ADJUSTOR LICENSE: RECIPROCITY - H.B. 4620: FIRST ANALYSIS
House Bill 4620 (as reported without amendment)
Sponsor: Representative Martha Scott
House Committee: Insurance and Financial Affairs
Senate Committee: Financial Services
Date Completed: 2-28-00
RATIONALE
A public insurance adjustor is an authority on loss adjustments who can assist in preparing, filing, and adjusting insurance claims due to fire, water, wind, explosion, vandalism, and any other insured losses that are sustained. Public insurance adjusters represent commercial businesses, financial institutions, professional firms, homeowners, and the general insuring public. According to the National Association of Public Insurance Adjusters, the typical fire policy contains hundreds of updated, detailed, and complex provisions and stipulations about requirements in case of loss. Public insurance adjusters are exclusively employed by the policyholder, who must bear the burden of proving damages.

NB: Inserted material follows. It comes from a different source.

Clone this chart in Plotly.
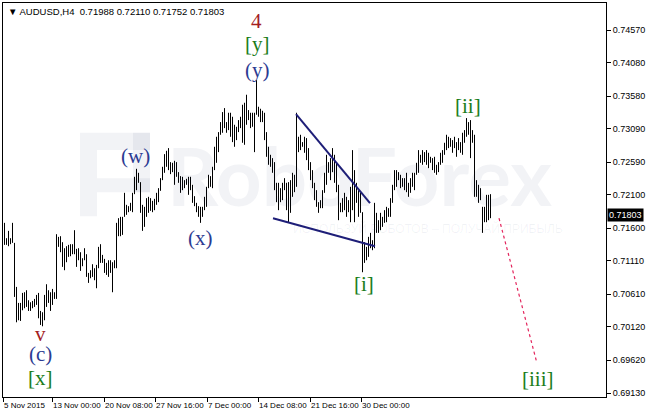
import plotly.graph_objects as go

# AUDUSD H4 bars (high / low), oldest first
high = [
    0.7168, 0.7145, 0.7156, 0.7145, 0.7168, 0.7138, 0.7072, 0.7048, 0.7048, 0.7063,
    0.7064, 0.7067, 0.7052, 0.7049, 0.7051, 0.7054, 0.7060, 0.7063, 0.7036, 0.7034,
    0.7060, 0.7076, 0.7067, 0.7064, 0.7069, 0.7064, 0.7151, 0.7147, 0.7148, 0.7139,
    0.7130, 0.7133, 0.7135, 0.7136, 0.7136, 0.7157, 0.7129, 0.7130, 0.7124, 0.7115,
    0.7130, 0.7121, 0.7093, 0.7097, 0.7106, 0.7100, 0.7105, 0.7132, 0.7136, 0.7120,
    0.7114, 0.7108, 0.7112, 0.7112, 0.7109, 0.7112, 0.7168, 0.7175, 0.7177, 0.7177,
    0.7213, 0.7195, 0.7193, 0.7198, 0.7213, 0.7237, 0.7249, 0.7243, 0.7229, 0.7195,
    0.7192, 0.7205, 0.7207, 0.7205, 0.7201, 0.7204, 0.7213, 0.7220, 0.7235, 0.7252,
    0.7271, 0.7276, 0.7280, 0.7259, 0.7258, 0.7261, 0.7259, 0.7244, 0.7238, 0.7237,
    0.7232, 0.7234, 0.7237, 0.7237, 0.7225, 0.7208, 0.7198, 0.7193, 0.7192, 0.7192,
    0.7207, 0.7222, 0.7240, 0.7238, 0.7252, 0.7282, 0.7297, 0.7304, 0.7319, 0.7334,
    0.7340, 0.7319, 0.7333, 0.7333, 0.7327, 0.7315, 0.7312, 0.7322, 0.7327, 0.7345,
    0.7348, 0.7360, 0.7337, 0.7333, 0.7333, 0.7333, 0.7382, 0.7342, 0.7339, 0.7336,
    0.7333, 0.7304, 0.7282, 0.7270, 0.7265, 0.7259, 0.7228, 0.7228, 0.7220, 0.7228,
    0.7235, 0.7228, 0.7229, 0.7232, 0.7243, 0.7240, 0.7333, 0.7297, 0.7300, 0.7289,
    0.7297, 0.7295, 0.7280, 0.7259, 0.7247, 0.7228, 0.7217, 0.7199, 0.7202, 0.7217,
    0.7243, 0.7270, 0.7259, 0.7265, 0.7280, 0.7270, 0.7259, 0.7225, 0.7198, 0.7205,
    0.7213, 0.7207, 0.7202, 0.7222, 0.7277, 0.7247, 0.7228, 0.7217, 0.7213, 0.7184,
    0.7139, 0.7132, 0.7147, 0.7153, 0.7142, 0.7198, 0.7183, 0.7172, 0.7183, 0.7177,
    0.7187, 0.7192, 0.7190, 0.7205, 0.7225, 0.7247, 0.7247, 0.7244, 0.7240, 0.7235,
    0.7235, 0.7243, 0.7228, 0.7235, 0.7243, 0.7243, 0.7258, 0.7277, 0.7270, 0.7277,
    0.7274, 0.7277, 0.7273, 0.7267, 0.7265, 0.7267, 0.7255, 0.7259, 0.7273, 0.7277,
    0.7288, 0.7300, 0.7297, 0.7295, 0.7292, 0.7297, 0.7289, 0.7295, 0.7289, 0.7303,
    0.7307, 0.7325, 0.7319, 0.7322, 0.7307, 0.7300, 0.7232, 0.7225, 0.7220, 0.7192,
    0.7192, 0.7210, 0.7210, 0.7211,
]
low = [
    0.7135, 0.7135, 0.7133, 0.7136, 0.7138, 0.7057, 0.7019, 0.7022, 0.7021, 0.7037,
    0.7040, 0.7042, 0.7036, 0.7036, 0.7040, 0.7042, 0.7045, 0.7025, 0.7015, 0.7013,
    0.7022, 0.7042, 0.7048, 0.7036, 0.7045, 0.7054, 0.7054, 0.7132, 0.7124, 0.7102,
    0.7097, 0.7109, 0.7117, 0.7118, 0.7121, 0.7121, 0.7102, 0.7112, 0.7096, 0.7103,
    0.7112, 0.7087, 0.7078, 0.7085, 0.7087, 0.7082, 0.7070, 0.7100, 0.7108, 0.7108,
    0.7093, 0.7090, 0.7087, 0.7093, 0.7064, 0.7100, 0.7100, 0.7148, 0.7148, 0.7150,
    0.7177, 0.7180, 0.7184, 0.7186, 0.7184, 0.7211, 0.7217, 0.7228, 0.7183, 0.7156,
    0.7162, 0.7177, 0.7183, 0.7186, 0.7184, 0.7187, 0.7195, 0.7199, 0.7216, 0.7232,
    0.7243, 0.7252, 0.7247, 0.7241, 0.7244, 0.7225, 0.7237, 0.7228, 0.7213, 0.7217,
    0.7220, 0.7225, 0.7210, 0.7217, 0.7198, 0.7193, 0.7184, 0.7177, 0.7168, 0.7177,
    0.7187, 0.7192, 0.7220, 0.7222, 0.7220, 0.7247, 0.7258, 0.7274, 0.7300, 0.7303,
    0.7310, 0.7303, 0.7307, 0.7297, 0.7289, 0.7282, 0.7292, 0.7304, 0.7310, 0.7288,
    0.7285, 0.7315, 0.7322, 0.7310, 0.7312, 0.7274, 0.7330, 0.7327, 0.7319, 0.7319,
    0.7292, 0.7267, 0.7255, 0.7252, 0.7243, 0.7217, 0.7199, 0.7187, 0.7199, 0.7202,
    0.7217, 0.7187, 0.7169, 0.7183, 0.7207, 0.7214, 0.7222, 0.7274, 0.7277, 0.7282,
    0.7273, 0.7262, 0.7247, 0.7232, 0.7220, 0.7202, 0.7192, 0.7183, 0.7190, 0.7190,
    0.7213, 0.7225, 0.7243, 0.7232, 0.7244, 0.7228, 0.7214, 0.7172, 0.7184, 0.7184,
    0.7187, 0.7177, 0.7184, 0.7169, 0.7187, 0.7169, 0.7198, 0.7177, 0.7183, 0.7094,
    0.7108, 0.7112, 0.7117, 0.7130, 0.7127, 0.7130, 0.7153, 0.7153, 0.7157, 0.7162,
    0.7168, 0.7169, 0.7177, 0.7177, 0.7198, 0.7217, 0.7222, 0.7232, 0.7220, 0.7222,
    0.7217, 0.7214, 0.7207, 0.7213, 0.7222, 0.7217, 0.7240, 0.7243, 0.7258, 0.7255,
    0.7259, 0.7255, 0.7250, 0.7258, 0.7247, 0.7243, 0.7240, 0.7244, 0.7255, 0.7258,
    0.7270, 0.7277, 0.7280, 0.7282, 0.7273, 0.7280, 0.7267, 0.7277, 0.7273, 0.7270,
    0.7288, 0.7297, 0.7300, 0.7265, 0.7288, 0.7207, 0.7207, 0.7198, 0.7202, 0.7153,
    0.7169, 0.7169, 0.7172, 0.7175,
]

time_labels = ["5 Nov 2015", "13 Nov 00:00", "20 Nov 08:00", "27 Nov 16:00",
               "7 Dec 00:00", "14 Dec 08:00", "21 Dec 16:00", "30 Dec 00:00"]
time_label_bars = [-0.75, 23.75, 49.75, 75.25, 101.25, 126.75, 152.75, 178.25]

price_ticks = [0.74570, 0.74080, 0.73580, 0.73090, 0.72590, 0.72100,
               0.71600, 0.71110, 0.70610, 0.70120, 0.69620, 0.69130]
last_price = 0.71803
header = "▼ AUDUSD,H4\u00a0\u00a00.71988 0.72110 0.71752 0.71803"

# wave labels: text, bar position, price, colour
RED = "#a3201f"
GREEN = "#1b7d1b"
BLUE = "#2c3b92"
wave_labels = [
    ("4", 125.75, 0.7471, RED),
    ("[y]", 126.25, 0.7436, GREEN),
    ("(y)", 126.25, 0.7397, BLUE),
    ("(w)", 65.25, 0.7268, BLUE),
    ("(x)", 97.75, 0.7145, BLUE),
    ("v", 17.75, 0.7002, RED),
    ("(c)", 17.75, 0.6971, BLUE),
    ("[x]", 17.75, 0.6935, GREEN),
    ("[ii]", 231.75, 0.7343, GREEN),
    ("[i]", 179.75, 0.7076, GREEN),
    ("[iii]", 266.75, 0.6934, GREEN),
]

# vertical high-low lines, one per bar
xs, ys = [], []
for i, (h, l) in enumerate(zip(high, low)):
    xs += [i, i, None]
    ys += [l, h, None]

fig = go.Figure()
fig.add_trace(go.Scatter(x=xs, y=ys, mode="lines", line=dict(color="black", width=1),
                         hoverinfo="skip", showlegend=False))

# faint watermark (semi transparent so the bars stay black on top)
wm = "rgba(30,50,110,0.06)"
for x0, x1, y0, y1 in [(37.75, 46.25, 0.7178, 0.7303), (46.25, 72.75, 0.7277, 0.7303),
                       (64.25, 72.75, 0.7214, 0.7303), (46.25, 72.75, 0.7214, 0.7235)]:
    fig.add_shape(type="rect", x0=x0, x1=x1, y0=y0, y1=y1, fillcolor=wm,
                  line=dict(width=0), layer="below")
fig.add_annotation(x=177.25, y=0.7240, text="RoboForex", showarrow=False,
                   font=dict(family="Lato", size=80, color=wm, weight="bold"))
fig.add_annotation(x=211.75, y=0.7159, text="ИСПОЛЬЗУЙ РОБОТОВ – ПОЛУЧАЙ ПРИБЫЛЬ",
                   showarrow=False, font=dict(family="Liberation Sans", size=12, color=wm))

# wave structure lines
fig.add_shape(type="line", x0=145.75, y0=0.7331, x1=182.75, y1=0.71975,
              line=dict(color="#1e1e78", width=2))
fig.add_shape(type="line", x0=134.25, y0=0.7175, x1=185.25, y1=0.7133,
              line=dict(color="#1e1e78", width=2))
fig.add_shape(type="line", x0=247.25, y0=0.7175, x1=266.25, y1=0.69575,
              line=dict(color="#e3245c", width=1.2, dash="dot"))

for text, bx, py, col in wave_labels:
    fig.add_annotation(x=bx, y=py, text=text, showarrow=False,
                       font=dict(family="Liberation Serif", size=21, color=col))

fig.add_annotation(x=0, y=1, xref="paper", yref="paper", xanchor="left", yanchor="top",
                   xshift=3, yshift=-1, text=header, showarrow=False,
                   font=dict(family="Liberation Sans", size=9.5, color="black"))

fig.add_annotation(x=1, y=last_price, xref="paper", yref="y", xanchor="left",
                   xshift=1, text=f"{last_price:.5f}", showarrow=False, bgcolor="black",
                   borderpad=1, font=dict(family="Liberation Sans", size=9, color="white"))

fig.update_xaxes(range=[-0.75, 300.75], showgrid=False, zeroline=False, automargin=False,
                 showline=True, mirror=True, linecolor="black", linewidth=1,
                 tickmode="array", tickvals=time_label_bars, ticktext=time_labels,
                 ticks="outside", ticklen=4, tickcolor="black", tickangle=0,
                 ticklabelposition="outside right",
                 tickfont=dict(family="Liberation Sans", size=8, color="black"))
fig.update_yaxes(range=[0.69070, 0.74975], side="right", showgrid=False, zeroline=False,
                 automargin=False,
                 showline=True, mirror=True, linecolor="black", linewidth=1,
                 tickmode="array", tickvals=price_ticks,
                 ticktext=[f"{v:.5f}" for v in price_ticks],
                 ticks="outside", ticklen=4, tickcolor="black",
                 tickfont=dict(family="Liberation Sans", size=9, color="black"))

fig.update_layout(width=649, height=412, autosize=False,
                  margin=dict(l=3, r=43, t=3, b=15),
                  plot_bgcolor="white", paper_bgcolor="white",
                  showlegend=False, hovermode=False)

# page body has a default 8px margin; drop it so the chart fills the window
fig.write_html("out.html", config={"displayModeBar": False},
               post_script="document.body.style.margin='0';document.body.style.overflow='hidden';")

Public insurance adjusters are licensed by the Insurance Commissioner. Currently, the Insurance Commissioner may not issue a new license or accept an annual license fee continuing a current license to a person residing in a state that denies a comparable license to a Michigan resident solely because of residency. Ohio is the only state that still continues to have a residency requirement in its licensure statute. Apparently, a problem occurred when adjustors residing in Indiana but representing an adjusting firm wholly owned and controlled by an Ohio resident, sought Michigan public adjustor licenses. (For more detail, please see BACKGROUND.) Some people believe that reciprocity also should be based on the state of the owner, incorporator, shareholder, or director of the adjusting firm.
CONTENT
The bill would amend the Insurance Code to prohibit the Insurance Commissioner from issuing a new adjuster's license or accepting an annual license fee continuing a current license to a person who was employed either directly or indirectly by an adjuster that was a resident of a state, or by an adjuster's business that had a majority of shareholders, members, officers, directors, or owners who were residents of a state, that denied a comparable license to a resident of this State solely because of residency. An affidavit from an applicant establishing compliance with this provision could be relied on by the Commissioner to show compliance.
MCL 500.1224
BACKGROUND
The State of Ohio has a residency requirement stating that no license will be issued or renewed to an applicant who is not a resident of Ohio. After Michigan residents incorporated in Ohio but were unable to obtain Ohio licensure either individually or as a corporation, Michigan amended its licensure statute in 1978 to deny licenses to applicants who reside in a state that would deny a license solely because of residency. Sill-Indiana is an adjusting firm that operates and employs adjustors residing in Indiana, which has reciprocity with Michigan. Sill-Indiana, however, is an affiliate of Sill-Ohio, an adjusting firm in Ohio, and is entirely owned, incorporated, directed, and controlled by Robert Sill, an Ohio resident. In 1992, Sill-Indiana adjustors were granted licenses to practice in Michigan but the licenses were revoked by the Insurance Commissioner in 1996 after a hearing in which the National Association of Public Insurance Adjustors argued that Sill-Ohio was avoiding the legislative intent of the Michigan licensure law simply by incorporating a Sill corporation in a neighboring state without a residency requirement. A stay of revocation was filed while the decision was on appeal, and in 1997 the circuit court reversed the Insurance Commissioner's decision. In August 1999, the Michigan Court of Appeals reversed the circuit court and found that the Insurance Commissioner's interpretation of the Michigan licensure statute was "sufficiently reasonable" (O'Connor, et. al. v Consumer and Industry Services, et. al., 236 Mich App 665). The Insurance Commissioner had found that Robert Sill, the Ohio resident and owner of Sill-Indiana, was not entitled to achieve "the authority of a license through the Indiana corporation that he owns". The Insurance Commissioner reasoned that if the Sill-Indiana adjustors were permitted to have licenses to work in Michigan, Sill-Ohio would be able to adjust claims in Michigan through its employees, even though Sill-Ohio itself was prohibited from doing so.
ARGUMENTS
(Please note: The arguments contained in this analysis originate from sources outside the Senate Fiscal Agency. The Senate Fiscal Agency neither supports nor opposes legislation.)
Supporting Argument
The bill would close a loophole that allowed an Ohio company to overcome the barrier set up to prevent its adjustors from being licensed in Michigan by using an Indiana affiliate and employing Indiana residents. By codifying the Court of Appeals holding in O'Connor, the bill would expand the reciprocity law to require fair competition among all public adjustors.
- Legislative Analyst: N. Nagata
FISCAL IMPACT
According to the Insurance Bureau, there is no fiscal information available.
- Fiscal Analyst: M. TyszkiewiczH9900\s4620a
This analysis was prepared by nonpartisan Senate staff for use by the Senate in its deliberations and does not constitute an official statement of legislative intent.